Stalin, Christoph Friedrich Von

Stalin, Christoph Friedrich Von a German writer, was born Aug. 4, 1805, at Calo, in Würtemberg, and studied theology, philology, and philosophy at Tübingen and Heidelberg. In 1825 he was appointed assistant to the Royal Library at Stuttgart, in 1826 sub-librarian, in 1828 librarian, in 1846 director of the library, and died Aug. 12, 1873. Stalin was one of the most learned and meritorious historians of Germany. He never occupied a professorial chair, but for a number of years had been a member of the Society for Early German History, originally superintending the editorship of the Monumenta Germanioe Historica, and was also a very useful member of the Munich Historical Commission.

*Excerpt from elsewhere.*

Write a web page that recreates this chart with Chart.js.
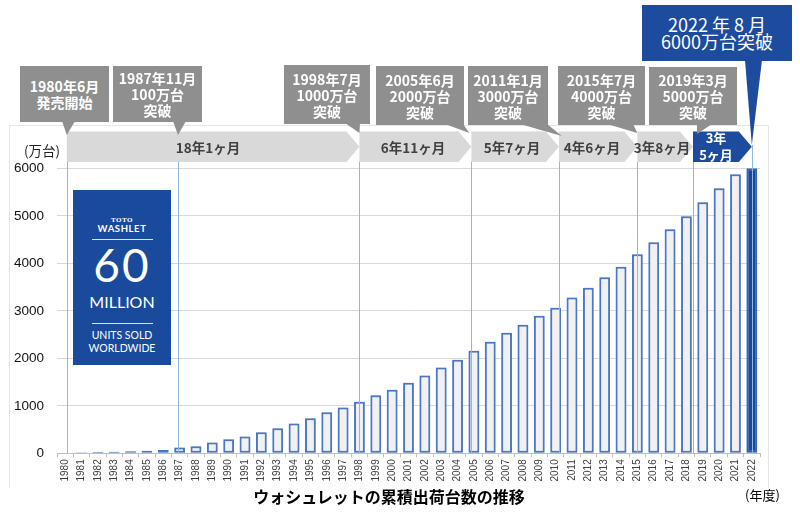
<!DOCTYPE html>
<html><head><meta charset="utf-8">
<script src="https://cdn.jsdelivr.net/npm/chart.js@4"></script>
<style>
body{margin:0;background:#fff;}
#wrap{position:relative;width:800px;height:513px;overflow:hidden;font-family:"Noto Sans CJK JP","Noto Sans",sans-serif;}
#c{position:absolute;left:0;top:0;}
.box{position:absolute;background:#8f8f8f;color:#fff;font-weight:bold;font-size:14px;line-height:16px;text-align:center;display:flex;align-items:center;justify-content:center;white-space:nowrap;}
.box.dark{background:#1d4c9e;font-weight:normal;font-size:18px;line-height:17px;}
.seg{position:absolute;transform:translate(-50%,-50%);font-weight:bold;font-size:13.5px;color:#404040;white-space:nowrap;line-height:17px;text-align:center;}
.seg.w{color:#fff;font-size:13px;}
.lbl{position:absolute;font-size:13.5px;color:#222;white-space:nowrap;}
#title{position:absolute;left:389px;top:496px;transform:translate(-50%,-50%);font-weight:bold;font-size:16px;color:#000;white-space:nowrap;}
#logo{position:absolute;left:73px;top:190px;width:98px;height:175px;background:#1a4a9c;color:#fff;font-family:Lato,"Open Sans",sans-serif;}
#logo div{position:absolute;left:0;width:98px;text-align:center;white-space:nowrap;}
#logo .rule{left:19px;width:61px;height:0;border-top:1px solid rgba(255,255,255,0.85);}
</style></head>
<body>
<div id="wrap">
<canvas id="c" width="800" height="513"></canvas>

<div class="box" style="left:20px;top:66px;width:89px;height:56px;">1980年6月<br>発売開始</div>
<div class="box" style="left:113px;top:66px;width:89px;height:56px;">1987年11月<br>100万台<br>突破</div>
<div class="box" style="left:284px;top:65px;width:86px;height:59px;">1998年7月<br>1000万台<br>突破</div>
<div class="box" style="left:376px;top:66px;width:88px;height:59px;">2005年6月<br>2000万台<br>突破</div>
<div class="box" style="left:468px;top:66px;width:80px;height:59px;">2011年1月<br>3000万台<br>突破</div>
<div class="box" style="left:558px;top:66px;width:87px;height:59px;">2015年7月<br>4000万台<br>突破</div>
<div class="box" style="left:649px;top:67px;width:88px;height:58px;">2019年3月<br>5000万台<br>突破</div>
<div class="box dark" style="left:642px;top:5px;width:150px;height:56px;">2022 年 8 月<br>6000万台突破</div>

<div class="seg" style="left:208px;top:147px;">18年1ヶ月</div>
<div class="seg" style="left:413px;top:147px;">6年11ヶ月</div>
<div class="seg" style="left:512px;top:147px;">5年7ヶ月</div>
<div class="seg" style="left:592px;top:147px;">4年6ヶ月</div>
<div class="seg" style="left:662px;top:147px;">3年8ヶ月</div>
<div class="seg w" style="left:716px;top:146px;">3年<br>5ヶ月</div>

<div class="lbl" style="left:24px;top:140px;">(万台)</div>
<div class="lbl" style="left:745px;top:485px;font-size:13px;color:#000;">(年度)</div>
<div id="title">ウォシュレットの累積出荷台数の推移</div>

<div id="logo">
  <div style="top:26px;font-family:'Liberation Serif',serif;font-weight:bold;font-size:7px;letter-spacing:0.5px;">TOTO</div>
  <div style="top:33px;font-weight:bold;font-size:9.5px;letter-spacing:0.6px;">WASHLET</div>
  <div class="rule" style="top:49px;"></div>
  <div style="top:49px;font-size:46px;font-weight:normal;line-height:52px;letter-spacing:2px;">60</div>
  <div style="top:103px;font-size:16px;line-height:18px;">MILLION</div>
  <div class="rule" style="top:133px;"></div>
  <div style="top:139px;font-size:10.5px;line-height:13px;">UNITS SOLD<br>WORLDWIDE</div>
</div>
</div>

<script>
// ---- data ----
const years = ['1980','1981','1982','1983','1984','1985','1986','1987','1988','1989',
  '1990','1991','1992','1993','1994','1995','1996','1997','1998','1999',
  '2000','2001','2002','2003','2004','2005','2006','2007','2008','2009',
  '2010','2011','2012','2013','2014','2015','2016','2017','2018','2019',
  '2020','2021','2022'];
const shipments = [12,20,26,32,44,54,72,122,147,228,
  295,355,442,526,628,737,863,965,1087,1221,
  1340,1487,1638,1806,1968,2160,2350,2540,2708,2898,
  3066,3280,3487,3705,3929,4189,4442,4716,4989,5284,
  5579,5874,6000];
const yTicks = [0,1000,2000,3000,4000,5000,6000];
const milestoneYears = [1980.1, 1986.9, 1998.0, 2004.85, 2010.2, 2015.0, 2018.4, 2022.0];
const highlightYear = '2022';

function msX(chart, yr){
  const x = chart.scales.x;
  const i = yr - Number(years[0]);
  const i0 = Math.floor(i + 1e-9);
  const step = x.getPixelForValue(1) - x.getPixelForValue(0);
  return x.getPixelForValue(i0) + (i - i0) * step;
}

const annot = {
  id: 'annot',
  beforeDraw(chart){
    const ctx = chart.ctx;
    ctx.save();
    ctx.strokeStyle = '#e6e6e6';
    ctx.lineWidth = 1;
    ctx.beginPath();
    ctx.moveTo(9.5, 488); ctx.lineTo(9.5, 125.5); ctx.lineTo(768.5, 125.5); ctx.lineTo(768.5, 488);
    ctx.stroke();
    const ms = milestoneYears.map(y => msX(chart, y));
    const spans = [[0,2],[2,3],[3,4],[4,5],[5,6],[6,7]];
    const top = 131.5, bot = 162, mid = (top + bot) / 2, tip = 13;
    spans.forEach((s, k) => {
      const x0 = ms[s[0]], x1 = ms[s[1]];
      ctx.fillStyle = (k === spans.length - 1) ? '#1d4c9e' : '#d9d9d9';
      ctx.beginPath();
      ctx.moveTo(x0, top); ctx.lineTo(x1 - tip, top); ctx.lineTo(x1, mid);
      ctx.lineTo(x1 - tip, bot); ctx.lineTo(x0, bot); ctx.closePath();
      ctx.fill();
    });
    const ptrs = [
      {m:0, a:62, b:75, by:121, ty:135, dx:0, c:'#8f8f8f'},
      {m:1, a:173, b:186, by:121, ty:135, dx:0, c:'#8f8f8f'},
      {m:2, a:345, b:360, by:123, ty:133, dx:0, c:'#8f8f8f'},
      {m:3, a:445, b:463, by:124, ty:133, dx:-2, c:'#8f8f8f'},
      {m:4, a:520, b:547, by:124, ty:136, dx:3, c:'#8f8f8f'},
      {m:5, a:607, b:633, by:124, ty:133, dx:0, c:'#8f8f8f'},
      {m:6, a:697, b:712, by:124, ty:134, dx:4, c:'#8f8f8f'},
      {m:7, a:745, b:762, by:60, ty:145, dx:0, c:'#1d4c9e'}
    ];
    ptrs.forEach(p => {
      ctx.fillStyle = p.c;
      ctx.beginPath();
      ctx.moveTo(p.a, p.by); ctx.lineTo(p.b, p.by); ctx.lineTo(ms[p.m] + p.dx, p.ty);
      ctx.closePath(); ctx.fill();
    });
    ctx.restore();
  },
  beforeDatasetDraw(chart){
    const ctx = chart.ctx;
    ctx.save();
    ctx.shadowColor = 'rgba(91,140,215,0.55)';
    ctx.shadowBlur = 4;
  },
  afterDatasetDraw(chart){
    chart.ctx.restore();
  },
  afterDatasetsDraw(chart){
    const ctx = chart.ctx;
    const ms = milestoneYears.map(y => msX(chart, y));
    const bottom = chart.scales.y.getPixelForValue(0);
    ctx.save();
    ctx.strokeStyle = '#8fb8e3';
    ctx.lineWidth = 1;
    ms.forEach((x, k) => {
      const xx = Math.round(x) + 0.5;
      ctx.beginPath();
      ctx.moveTo(xx, k === ms.length - 1 ? 145 : 162);
      ctx.lineTo(xx, bottom);
      ctx.stroke();
    });
    ctx.restore();
  }
};

new Chart(document.getElementById('c'), {
  type: 'bar',
  data: {
    labels: years,
    datasets: [{
      data: shipments,
      backgroundColor: years.map(y => y === highlightYear ? '#1a479a' : '#f1f1f1'),
      borderColor: years.map(y => y === highlightYear ? '#2a5cb3' : '#4a74c4'),
      borderWidth: 2,
      borderSkipped: false,
      barPercentage: 0.66,
      categoryPercentage: 1.0
    }]
  },
  options: {
    responsive: false,
    animation: false,
    devicePixelRatio: 1,
    layout: { padding: { top: 168.3, right: 40, left: 0, bottom: 0 } },
    plugins: { legend: { display: false }, tooltip: { enabled: false } },
    scales: {
      x: {
        afterFit(s){ s.height = 59.7; },
        grid: { display: true, drawOnChartArea: false, drawTicks: true, tickLength: 4, color: '#bfbfbf', offset: true },
        border: { display: true, color: '#bfbfbf' },
        ticks: {
          autoSkip: false, minRotation: 90, maxRotation: 90, padding: 2,
          color: '#404040', font: { family: 'Liberation Sans', size: 10 }
        }
      },
      y: {
        min: 0, max: 6000,
        afterFit(s){ s.width = 57; },
        afterBuildTicks(s){ s.ticks = yTicks.map(v => ({ value: v })); },
        grid: { color: '#d9d9d9', drawTicks: false },
        border: { display: false },
        ticks: {
          padding: 13, color: '#111', font: { family: 'Liberation Sans', size: 13.5 },
          callback: (v) => String(v)
        }
      }
    }
  },
  plugins: [annot]
});
</script>
</body></html>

His Wirtembergische Geschichte (which was begun in 1841, but of which the first installment of vol. 4, containing the turbulent reign of duke Ulrich, the period of the Peasants' Rebellion, and the Reformation of the Church, was published in the year 1870) is universally acknowledged to be a perfect model of a provincial history (Landesgeschichte) in regard both of completeness and of methodical precision. The second portion of vol. 4 has been left ready for press, but whether it has yet been published we do not know. See the Regensburger Conversations-Lexikon, s.v. (B.P.)